Tyson reported $9 million in earnings, or 3 cents per diluted share, in the three months ending June 28. That compares to earnings of $111 million, or 31 cents per share for the same quarter last year. Excluding certain items, the company had a profit of 1 cent per share, reports Meatingplace.com.

Analysts expected Tyson to earn 12 cents per share. Third-quarter revenue rose to $6.8 billion, from $6.6 billion last year.

The company's chicken group lost $44 million loss on $140 million of incremental grain costs. Tyson officials estimate the company will spend $550 million more on grain in fiscal 2008 than it did in 2007. The company has spent only $350 million of that feed estimate, so officials are looking for the fourth-quarter to post even worse results, Dick Bond, Tyson chief executive officer told investors. He also cited lagging prices in the breast-meat market. "Chicken won't be positive [in the fourth quarter] and losses will be greater than they were in the third quarter," he added.

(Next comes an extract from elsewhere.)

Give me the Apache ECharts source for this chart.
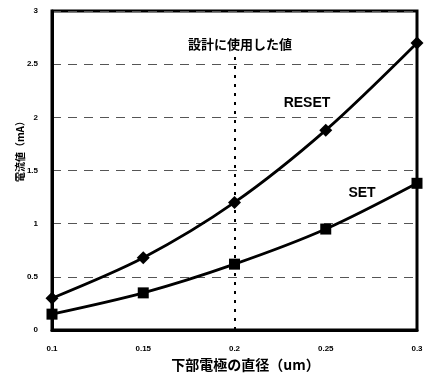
<!DOCTYPE html>
<html>
<head>
<meta charset="utf-8">
<script src="https://cdn.jsdelivr.net/npm/echarts@6/dist/echarts.min.js"></script>
<style>
html,body{margin:0;padding:0;background:#fff;}
#chart{width:428px;height:377px;}
</style>
</head>
<body>
<div id="chart"></div>
<script>
// 下部電極の直径 (um)
const diameters = [0.1, 0.15, 0.2, 0.25, 0.3];
// 電流値 (mA)
const resetCurrent = [0.3, 0.68, 1.2, 1.88, 2.7];
const setCurrent = [0.15, 0.35, 0.62, 0.95, 1.38];
const xTickLabels = ['0.1', '0.15', '0.2', '0.25', '0.3'];
const yTickLabels = ['0', '0.5', '1', '1.5', '2', '2.5', '3'];
const designValue = 0.2;

const font = '"Liberation Sans", Arial, sans-serif';
const cjk = '"Noto Sans CJK JP", sans-serif';

const pair = (xs, ys) => xs.map((x, i) => [x, ys[i]]);

const chart = echarts.init(document.getElementById('chart'));
chart.setOption({
  animation: false,
  backgroundColor: '#fff',
  grid: {
    left: 52, right: 11, top: 11, bottom: 46,
    show: true, borderColor: '#000', borderWidth: 3
  },
  xAxis: {
    type: 'value', min: 0.1, max: 0.3, interval: 0.05,
    name: '下部電極の直径（um）', nameLocation: 'middle', nameGap: 26,
    nameTextStyle: { fontFamily: cjk, fontWeight: 'bold', fontSize: 14, color: '#000', padding: [0, 0, 0, 22] },
    axisLine: { show: true, lineStyle: { color: '#000', width: 3 } },
    axisTick: { show: false },
    splitLine: { show: false },
    axisLabel: {
      margin: 15, fontFamily: font, fontWeight: 'bold', fontSize: 8, color: '#000',
      formatter: v => xTickLabels[Math.round((v - 0.1) / 0.05)] ?? ''
    }
  },
  yAxis: {
    type: 'value', min: 0, max: 3, interval: 0.5,
    axisLine: { show: true, lineStyle: { color: '#000', width: 3 } },
    axisTick: { show: false },
    splitLine: { show: true, lineStyle: { color: '#555', width: 1, type: [9, 7] } },
    axisLabel: {
      margin: 14, fontFamily: font, fontWeight: 'bold', fontSize: 8, color: '#000',
      formatter: v => yTickLabels[Math.round(v / 0.5)] ?? ''
    }
  },
  series: [
    {
      name: 'RESET', type: 'line', smooth: 0.3,
      data: pair(diameters, resetCurrent),
      symbol: 'diamond', symbolSize: 13,
      lineStyle: { color: '#000', width: 2.8 },
      itemStyle: { color: '#000' },
      markLine: {
        silent: true, symbol: 'none',
        lineStyle: { color: '#000', width: 2, type: [3, 6] },
        label: { show: false },
        data: [[{ coord: [designValue, 0] }, { coord: [designValue, 2.6] }]]
      }
    },
    {
      name: 'SET', type: 'line', smooth: 0.3,
      data: pair(diameters, setCurrent),
      symbol: 'rect', symbolSize: 11,
      lineStyle: { color: '#000', width: 2.8 },
      itemStyle: { color: '#000' }
    }
  ],
  graphic: [
    { type: 'text', x: 20, y: 149, rotation: Math.PI / 2,
      style: { text: '電流値（mA）', font: 'bold 10px "Noto Sans CJK JP", sans-serif', fill: '#000',
               align: 'center', verticalAlign: 'middle' } },
    { type: 'text', x: 240, y: 44,
      style: { text: '設計に使用した値', font: 'bold 13px "Noto Sans CJK JP", sans-serif', fill: '#000',
               align: 'center', verticalAlign: 'middle' } },
    { type: 'text', x: 307, y: 103,
      style: { text: 'RESET', font: 'bold 14px "Liberation Sans", Arial, sans-serif', fill: '#000',
               align: 'center', verticalAlign: 'middle' } },
    { type: 'text', x: 362, y: 193,
      style: { text: 'SET', font: 'bold 14px "Liberation Sans", Arial, sans-serif', fill: '#000',
               align: 'center', verticalAlign: 'middle' } }
  ]
});
</script>
</body>
</html>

Tyson's beef business showed a $3 million profit for the third quarter, but that compares with $36 million a year ago. The $3 million actually exceeded expectations. Injuring the effort was a $75 million charge related to the value of its forward cattle purchases and forward boxed-beef sales.

However, Bond pointed to the fourth quarter as offering strong potential. He cited an increasingly improved balance between domestic supply and demand, strong sales to South Korea and other foreign markets and a return of some $50 million related to hedging activities.

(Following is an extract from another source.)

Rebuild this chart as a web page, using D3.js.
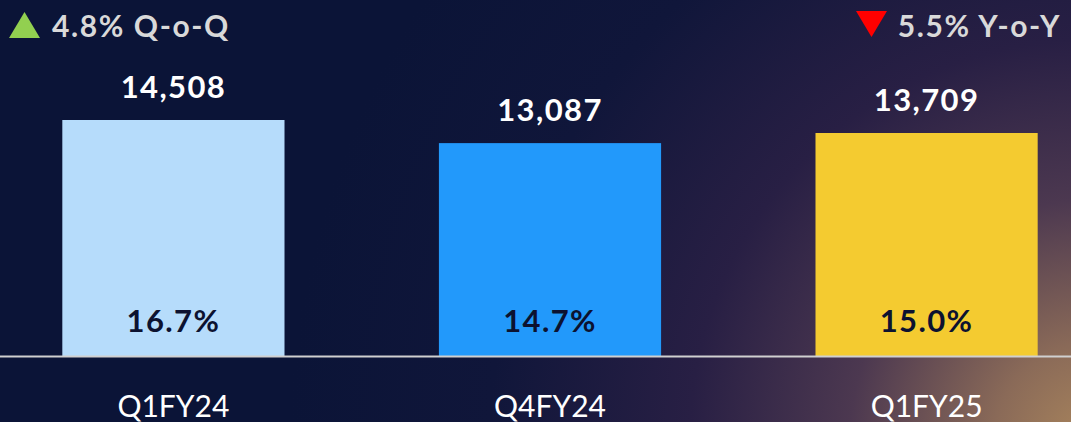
<!DOCTYPE html>
<meta charset="utf-8">
<script src="https://d3js.org/d3.v7.min.js"></script>
<style>
  body { margin: 0; background: #0b1437; }
  svg { display: block; font-family: Lato, "Open Sans", sans-serif; }
</style>
<div id="chart"></div>
<script>

// data
var quarters = ["Q1FY24", "Q4FY24", "Q1FY25"];
var values = [14508, 13087, 13709];
var shares = ["16.7%", "14.7%", "15.0%"];
var barColors = ["#b6dcfb", "#2299fb", "#f4cb30"];
var qoq = "4.8% Q-o-Q";
var yoy = "5.5% Y-o-Y";

var width = 1071, height = 422;
var baseY = 356;

var svg = d3.select("#chart").append("svg")
  .attr("width", width)
  .attr("height", height);

// background glow from the lower right corner
var defs = svg.append("defs");
var grad = defs.append("radialGradient")
  .attr("id", "bg")
  .attr("gradientUnits", "userSpaceOnUse")
  .attr("cx", 1090).attr("cy", 440).attr("r", 800);
grad.append("stop").attr("offset", "0").attr("stop-color", "#a8845c");
grad.append("stop").attr("offset", "0.12").attr("stop-color", "#8a6a58");
grad.append("stop").attr("offset", "0.3").attr("stop-color", "#4c3850");
grad.append("stop").attr("offset", "0.5").attr("stop-color", "#281f44");
grad.append("stop").attr("offset", "0.75").attr("stop-color", "#10163a");
grad.append("stop").attr("offset", "1").attr("stop-color", "#0b1437");

svg.append("rect")
  .attr("width", width).attr("height", height)
  .attr("fill", "url(#bg)");

var x = d3.scaleBand()
  .domain(quarters)
  .range([-13, 1113])
  .paddingInner(0.41)
  .paddingOuter(0.2);

var y = d3.scaleLinear()
  .domain([0, d3.max(values)])
  .range([baseY, 120]);

var rows = quarters.map(function(q, i) {
  return { q: q, v: values[i], s: shares[i], c: barColors[i] };
});

svg.selectAll("rect.bar")
  .data(rows)
  .enter().append("rect")
    .attr("class", "bar")
    .attr("x", function(d) { return x(d.q); })
    .attr("y", function(d) { return y(d.v); })
    .attr("width", x.bandwidth())
    .attr("height", function(d) { return baseY - y(d.v); })
    .attr("fill", function(d) { return d.c; });

// value labels above bars
svg.selectAll("text.val")
  .data(rows)
  .enter().append("text")
    .attr("class", "val")
    .attr("x", function(d) { return x(d.q) + x.bandwidth() / 2; })
    .attr("y", function(d) { return y(d.v) - 22; })
    .attr("text-anchor", "middle")
    .attr("fill", "#ffffff")
    .style("font-size", "31px")
    .style("font-weight", "bold")
    .style("letter-spacing", "1.4px")
    .text(function(d) { return d3.format(",")(d.v); });

// share labels inside bars
svg.selectAll("text.share")
  .data(rows)
  .enter().append("text")
    .attr("class", "share")
    .attr("x", function(d) { return x(d.q) + x.bandwidth() / 2; })
    .attr("y", baseY - 24)
    .attr("text-anchor", "middle")
    .attr("fill", "#0c1230")
    .style("font-size", "31px")
    .style("font-weight", "bold")
    .style("letter-spacing", "1.4px")
    .text(function(d) { return d.s; });

// baseline
svg.append("line")
  .attr("x1", 0).attr("x2", width)
  .attr("y1", baseY + 0.5).attr("y2", baseY + 0.5)
  .attr("stroke", "#d0d0d0")
  .attr("stroke-width", 2);

// category axis
var xAxis = svg.append("g")
  .attr("transform", "translate(0," + baseY + ")")
  .call(d3.axisBottom(x).tickSize(0).tickPadding(40));
xAxis.select(".domain").remove();
xAxis.selectAll("text")
  .attr("fill", "#ffffff")
  .style("font-family", "Lato, sans-serif")
  .style("font-size", "30px");

// change indicators
svg.append("path")
  .attr("d", "M9,38 L24.5,12 L40,38 Z")
  .attr("fill", "#92d050");
svg.append("text")
  .attr("x", 52).attr("y", 37)
  .attr("fill", "#d9d9d9")
  .style("font-size", "30px")
  .style("font-weight", "bold")
  .style("letter-spacing", "1.6px")
  .text(qoq);

svg.append("path")
  .attr("d", "M856,11 L887,11 L871.5,37 Z")
  .attr("fill", "#ff0000");
svg.append("text")
  .attr("x", 1061).attr("y", 37)
  .attr("text-anchor", "end")
  .attr("fill", "#d9d9d9")
  .style("font-size", "30px")
  .style("font-weight", "bold")
  .style("letter-spacing", "1.6px")
  .text(yoy);

</script>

The company's pork earnings rose to $54 million, compared with $34 million in 2007. Lower average third-quarter live-hog prices and higher average sales prices were the reasons.

Prepared foods reported operating income of $6 million, compared with $58 million last year. Results were impacted by lower average sales prices and rising costs for wheat, dairy and cooking ingredients. The company also took a $7 million hit related to flood damage at its Jefferson, Wis., plant.